Friday, December 22, 2017

Thirty Days of CCS #22: Ben Wright-Heuman & Andi Santagata

Ben Wright-Heuman’s another artist from the horror-suspense wing of CCS, and his Letters Of The Devil webseries was successfully kickstarted to book form. Wright-Heuman is an example of an artist who’s able to work around his limitations to produce a successful, engrossing narrative. In his case, his actual draftsmanship is just serviceable enough to get by. Some figures and drawings are better executed than others, and he’s able to execute things like gesture and body language well enough to get around other figure drawing problems. There are times when the drawings are a distraction, but Wright-Heuman makes up for that with a sharp script, strong storytelling and a clever use of color.

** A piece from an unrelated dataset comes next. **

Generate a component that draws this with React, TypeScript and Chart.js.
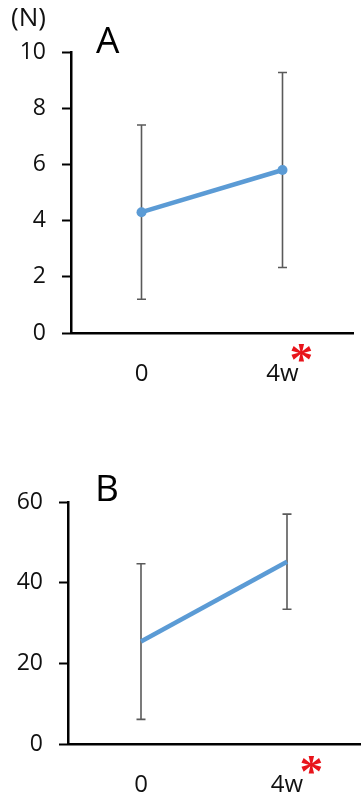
import React, { useEffect, useRef } from "react";
import { Chart, registerables } from "chart.js";
Chart.register(...registerables);

// ---- data ----
const categories = ["0", "4w"];
const meansA = [4.3, 5.8];
const errorsA = [3.1, 3.47];
const yTicksA = [0, 2, 4, 6, 8, 10];
const meansB = [25.4, 45.2];
const errorsB = [19.3, 11.8];
const yTicksB = [0, 20, 40, 60];
const unitLabel = "(N)";
const panelLabels = ["A", "B"];
const sigMark = "*";

const FONT = "'Open Sans', sans-serif";
const LINE_COLOR = "#5B9BD5";
const ERR_COLOR = "#5a5a5a";

type TextItem = {
  text: string;
  font: string;
  color: string;
  mode: "lt" | "c";
  x: number;
  y: number;
  fitH?: number;
};

function makeErrorPlugin(errors: number[]) {
  return {
    id: "errorBars",
    beforeDatasetsDraw(chart: any) {
      const meta = chart.getDatasetMeta(0);
      const yScale = chart.scales.y;
      const data = chart.data.datasets[0].data as number[];
      const ctx = chart.ctx as CanvasRenderingContext2D;
      const cap = 4.5;
      ctx.save();
      ctx.strokeStyle = ERR_COLOR;
      ctx.lineWidth = 1.6;
      meta.data.forEach((pt: any, i: number) => {
        const v = data[i];
        const yt = yScale.getPixelForValue(v + errors[i]);
        const yb = yScale.getPixelForValue(v - errors[i]);
        const x = pt.x;
        ctx.beginPath();
        ctx.moveTo(x, yt);
        ctx.lineTo(x, yb);
        ctx.moveTo(x - cap, yt);
        ctx.lineTo(x + cap, yt);
        ctx.moveTo(x - cap, yb);
        ctx.lineTo(x + cap, yb);
        ctx.stroke();
      });
      ctx.restore();
    },
  };
}

function makeTextPlugin(texts: TextItem[]) {
  return {
    id: "annotTexts",
    afterDraw(chart: any) {
      const ctx = chart.ctx as CanvasRenderingContext2D;
      ctx.save();
      ctx.textAlign = "left";
      ctx.textBaseline = "alphabetic";
      texts.forEach((t) => {
        let font = t.font;
        if (t.fitH) {
          ctx.font = font.replace("{S}", "100");
          const m0 = ctx.measureText(t.text);
          const h0 = m0.actualBoundingBoxAscent + m0.actualBoundingBoxDescent;
          const s = (100 * t.fitH) / (h0 || 100);
          font = font.replace("{S}", s.toFixed(1));
        }
        ctx.font = font;
        ctx.fillStyle = t.color;
        const m = ctx.measureText(t.text);
        const w = m.actualBoundingBoxLeft + m.actualBoundingBoxRight;
        const h = m.actualBoundingBoxAscent + m.actualBoundingBoxDescent;
        let dx: number, dy: number;
        if (t.mode === "lt") {
          dx = t.x + m.actualBoundingBoxLeft;
          dy = t.y + m.actualBoundingBoxAscent;
        } else {
          dx = t.x - w / 2 + m.actualBoundingBoxLeft;
          dy = t.y - h / 2 + m.actualBoundingBoxAscent;
        }
        ctx.fillText(t.text, dx, dy);
      });
      ctx.restore();
    },
  };
}

type PanelProps = {
  top: number;
  height: number;
  means: number[];
  errors: number[];
  yTicks: number[];
  areaLeft: number;
  areaRight: number;
  areaTop: number;
  areaBottom: number;
  showPoints: boolean;
  texts: TextItem[];
};

function Panel(p: PanelProps) {
  const ref = useRef<HTMLCanvasElement>(null);
  useEffect(() => {
    if (!ref.current) return;
    const step = p.yTicks[1] - p.yTicks[0];
    const chart = new Chart(ref.current, {
      type: "line",
      data: {
        labels: categories,
        datasets: [
          {
            data: p.means,
            borderColor: LINE_COLOR,
            backgroundColor: LINE_COLOR,
            borderWidth: 4.5,
            pointRadius: p.showPoints ? 5 : 0,
            pointBorderWidth: 0,
            pointBackgroundColor: LINE_COLOR,
            tension: 0,
            fill: false,
            clip: false as any,
          },
        ],
      },
      options: {
        animation: false,
        responsive: false,
        events: [],
        layout: {
          padding: { left: 0, right: 362 - p.areaRight, top: p.areaTop, bottom: 0 },
        },
        plugins: {
          legend: { display: false },
          tooltip: { enabled: false },
        },
        scales: {
          x: {
            type: "category",
            offset: true,
            grid: { display: false, drawTicks: false },
            border: { display: true, color: "#000", width: 2.5 },
            ticks: {
              padding: 27,
              color: "#111",
              font: { family: FONT, size: 24 },
              maxRotation: 0,
            },
            afterFit: (s: any) => {
              s.height = p.height - p.areaBottom;
            },
          },
          y: {
            min: p.yTicks[0],
            max: p.yTicks[p.yTicks.length - 1],
            ticks: {
              stepSize: step,
              padding: 16,
              color: "#111",
              font: { family: FONT, size: 23 },
            },
            grid: {
              drawOnChartArea: false,
              drawTicks: true,
              tickLength: 9,
              tickColor: "#000",
              tickWidth: 2,
            },
            border: { display: true, color: "#000", width: 2.5 },
            afterFit: (s: any) => {
              s.width = p.areaLeft;
            },
          },
        },
      } as any,
      plugins: [makeErrorPlugin(p.errors), makeTextPlugin(p.texts)],
    });
    return () => chart.destroy();
  }, []);
  return (
    <div style={{ position: "absolute", left: 0, top: p.top, width: 362, height: p.height }}>
      <canvas ref={ref} width={362} height={p.height} style={{ display: "block", width: 362, height: p.height }} />
    </div>
  );
}

export default function App() {
  return (
    <div
      style={{
        position: "absolute",
        left: 0,
        top: 0,
        width: 362,
        height: 809,
        background: "#fff",
        overflow: "hidden",
      }}
    >
      <Panel
        top={0}
        height={400}
        means={meansA}
        errors={errorsA}
        yTicks={yTicksA}
        areaLeft={71}
        areaRight={353}
        areaTop={52}
        areaBottom={333}
        showPoints={true}
        texts={[
          { text: unitLabel, font: `26px ${FONT}`, color: "#111", mode: "lt", x: 12, y: 8 },
          { text: panelLabels[0], font: `37px ${FONT}`, color: "#000", mode: "lt", x: 96, y: 27 },
          { text: sigMark, font: `bold {S}px 'Liberation Serif'`, color: "#e8141b", mode: "c", x: 301, y: 353, fitH: 18 },
        ]}
      />
      <Panel
        top={440}
        height={369}
        means={meansB}
        errors={errorsB}
        yTicks={yTicksB}
        areaLeft={68}
        areaRight={360}
        areaTop={62}
        areaBottom={304}
        showPoints={false}
        texts={[
          { text: panelLabels[1], font: `37px ${FONT}`, color: "#000", mode: "lt", x: 98, y: 35 },
          { text: sigMark, font: `bold {S}px 'Liberation Serif'`, color: "#e8141b", mode: "c", x: 311, y: 325, fitH: 18 },
        ]}
      />
    </div>
  );
}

The story begins with a mysterious figure talking about justice and hypocrisy who delivers a letter written with red ink and sealed with wax bearing the letter “L”. The letter, also signed with that single initial, was delivered to a detective named Cedric and contained cryptic information regarding a potentially corrupt financier. When the detective takes the bait and investigates the claim (without his partner, oddly enough), a chain of events is sent into place as various other people received letters from the mysterious L, each one providing incriminating or interesting information about another person.


Wright-Heuman sets up a delicate structure in his plotline that leaves plenty of room for characterization. He keeps the reader guessing as to whom the true protagonist might be til the very end as the story gets murkier and murkier with each murder. There’s a sense in which every character is the protagonist of their own story, an idea that Wright-Heuman follows closely as each character has an excuse for their actions that falls away upon scrutiny. Once the mystery is set into motion, the story’s gears grind away at it as Wright-Heuman loves planting subtle clues that come to fruition much later on. The possibility of supernatural intervention is an interesting aside that also keeps the reader (and the characters) guessing. Above all else, he makes the reader ask, “What kind of story am I reading?” and he chooses not to answer that til near the very end. If there’s an author that he has something in common with in terms of story structure, it winds up being Agatha Christie, only he goes several steps darker than even she does.

It is rare for a comic to take me by surprise, but CCS student Andi Santagata managed that trick when I read the first page of his mini Jed The Undead Volume One: Fire In The Hole. There was a black “adult content” band around the mini that I had to slide off, which made me curious about its contents. It took me a few moments to parse his extremely thin line art and small panels on that page, but it soon became clear that a male was masturbating to a biker babe image, penis in hand. What was unusual that when he orgasmed, he blew a hole in his roof. When the page is turned, we can that he’s a demonic teenager, and the blanket that had been covering him up was still smoldering from the explosion.


That’s quite a way to start this hilarious supernatural teen angst comic, in which the titular Jed learns that once a demon comes of age, ejaculation becomes a problem. Especially because he moved with his father to Las Vegas, and simply seeing girls is torture for him. The story is very much about the perils of adolescence write large and out of control, as he spends this issue clumsily trying to figure things out and awkwardly explain things to his extremely cheery father and his best friend Freddy. In possibly the funniest two-page spread I read this year, Jed tries again (to the cover of a Nancy Drew mystery book, of all things) and realizes that he’s about to ejaculate. So he aims outside his open window at a tree many yards away. The result is a spectacular direct hit that incinerates the tree and attracts the attention of the local fire department. His efforts to shrink into his mattress as much as possible cap off this masterfully staged scene.


The rest of the comic plays off of this problem as various solutions are considered and abandoned, and Freddy winds up coming to his friend’s rescue. Santagata is completely committed to his style of art and it shows in the confidence of his storytelling, as scratchy and occasionally difficult to scan as it sometimes is. Once the reader adjusts to his bone-dry sense of humor and storytelling rhythms, everything else follows. I did think this comic could benefit from the use of spot colors, at a minimum, instead of the grayscaling he chose to use.


Chupacabra starts in a joyride in New Mexico with a teen possibly nicknamed “Florida” by the asshole driving the car. She’s out in defiance of her mother and is clearly intimidated by the older, cooler people she’s in the car with. A lighter is demanded, which she provides, but it’s unacceptable because it’s short and white, meaning it’s bad luck. Immediately, the car slams into something, What follows is once again a mix of suspense, horror, and comedy, with the extensive use of blacks crucial in spotlighting what’s out there waiting for them. Santigata cleverly makes the lighter a key element of the narrative, turning what seemed to be bad luck into a life-saving device. It’s not as visually sophisticated as her Jed story; rather, it feels like a solid warm-up in terms of establishing pace and mood. The only other cartoonist from CCS I can think of who manages to combine horror and humor so effectively is G.P. Bonesteel, though his visual approach is completely different. It’s a small group overall to be sure, and I can see where Santagata (like Ian Richardson) might have taken some cues from Steve Bissette.